**WHAT YOU SHOULD DO**
The line containing "430, interval: 5" marks the end: extract everything from the first line of the data through that line, exactly, with no pictures.
□ □ □ □ □ □ □
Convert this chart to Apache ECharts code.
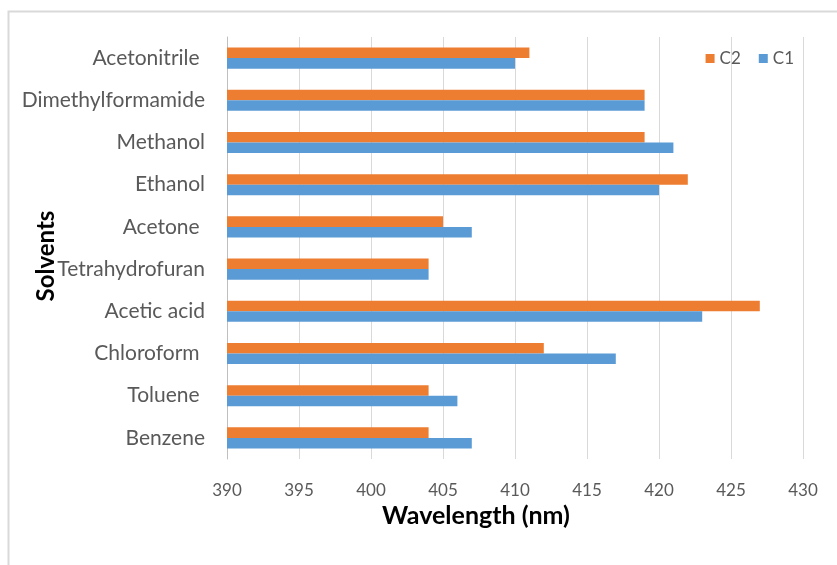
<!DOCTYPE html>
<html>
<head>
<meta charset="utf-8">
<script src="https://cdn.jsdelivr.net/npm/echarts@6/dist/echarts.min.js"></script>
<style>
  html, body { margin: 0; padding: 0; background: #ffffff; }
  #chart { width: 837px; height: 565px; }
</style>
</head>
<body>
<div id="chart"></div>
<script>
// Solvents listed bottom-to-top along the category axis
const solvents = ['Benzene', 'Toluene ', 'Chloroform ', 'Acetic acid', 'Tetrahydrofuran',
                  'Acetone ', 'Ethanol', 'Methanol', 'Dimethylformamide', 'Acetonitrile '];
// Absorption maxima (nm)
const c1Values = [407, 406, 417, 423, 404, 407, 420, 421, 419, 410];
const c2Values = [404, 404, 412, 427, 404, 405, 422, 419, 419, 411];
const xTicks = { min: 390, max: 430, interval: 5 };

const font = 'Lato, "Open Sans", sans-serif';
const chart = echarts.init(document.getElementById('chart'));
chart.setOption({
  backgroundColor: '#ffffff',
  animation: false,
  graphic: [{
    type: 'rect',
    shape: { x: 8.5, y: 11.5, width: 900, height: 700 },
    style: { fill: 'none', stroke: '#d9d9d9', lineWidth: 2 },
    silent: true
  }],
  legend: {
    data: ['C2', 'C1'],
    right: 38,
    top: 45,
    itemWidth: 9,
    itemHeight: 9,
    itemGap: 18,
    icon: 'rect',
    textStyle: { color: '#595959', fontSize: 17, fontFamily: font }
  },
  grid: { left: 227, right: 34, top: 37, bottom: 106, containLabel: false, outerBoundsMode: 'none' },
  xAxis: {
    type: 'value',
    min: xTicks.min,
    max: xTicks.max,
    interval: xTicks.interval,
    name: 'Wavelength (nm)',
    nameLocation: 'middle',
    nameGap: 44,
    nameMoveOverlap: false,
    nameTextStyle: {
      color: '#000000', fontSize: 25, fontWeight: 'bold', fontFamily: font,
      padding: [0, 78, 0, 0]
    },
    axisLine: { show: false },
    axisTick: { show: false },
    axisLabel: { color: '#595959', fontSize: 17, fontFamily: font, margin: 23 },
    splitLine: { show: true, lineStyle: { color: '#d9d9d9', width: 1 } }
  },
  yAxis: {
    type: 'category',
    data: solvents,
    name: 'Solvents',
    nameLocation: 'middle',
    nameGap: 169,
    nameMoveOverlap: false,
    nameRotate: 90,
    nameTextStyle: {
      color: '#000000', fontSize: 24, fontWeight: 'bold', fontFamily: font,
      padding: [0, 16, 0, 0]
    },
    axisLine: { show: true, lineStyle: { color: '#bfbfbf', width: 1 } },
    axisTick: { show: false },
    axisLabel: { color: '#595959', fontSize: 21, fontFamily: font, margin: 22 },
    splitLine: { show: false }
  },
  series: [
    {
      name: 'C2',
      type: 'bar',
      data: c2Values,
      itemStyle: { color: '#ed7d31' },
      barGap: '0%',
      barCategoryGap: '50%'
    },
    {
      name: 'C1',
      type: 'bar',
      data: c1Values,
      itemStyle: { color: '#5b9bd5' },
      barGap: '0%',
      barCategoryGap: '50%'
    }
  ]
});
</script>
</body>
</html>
□ □ □ □ □ □ □
**FINAL RESULT**
Convert this chart to Apache ECharts code.
<!DOCTYPE html>
<html>
<head>
<meta charset="utf-8">
<script src="https://cdn.jsdelivr.net/npm/echarts@6/dist/echarts.min.js"></script>
<style>
  html, body { margin: 0; padding: 0; background: #ffffff; }
  #chart { width: 837px; height: 565px; }
</style>
</head>
<body>
<div id="chart"></div>
<script>
// Solvents listed bottom-to-top along the category axis
const solvents = ['Benzene', 'Toluene ', 'Chloroform ', 'Acetic acid', 'Tetrahydrofuran',
                  'Acetone ', 'Ethanol', 'Methanol', 'Dimethylformamide', 'Acetonitrile '];
// Absorption maxima (nm)
const c1Values = [407, 406, 417, 423, 404, 407, 420, 421, 419, 410];
const c2Values = [404, 404, 412, 427, 404, 405, 422, 419, 419, 411];
const xTicks = { min: 390, max: 430, interval: 5 };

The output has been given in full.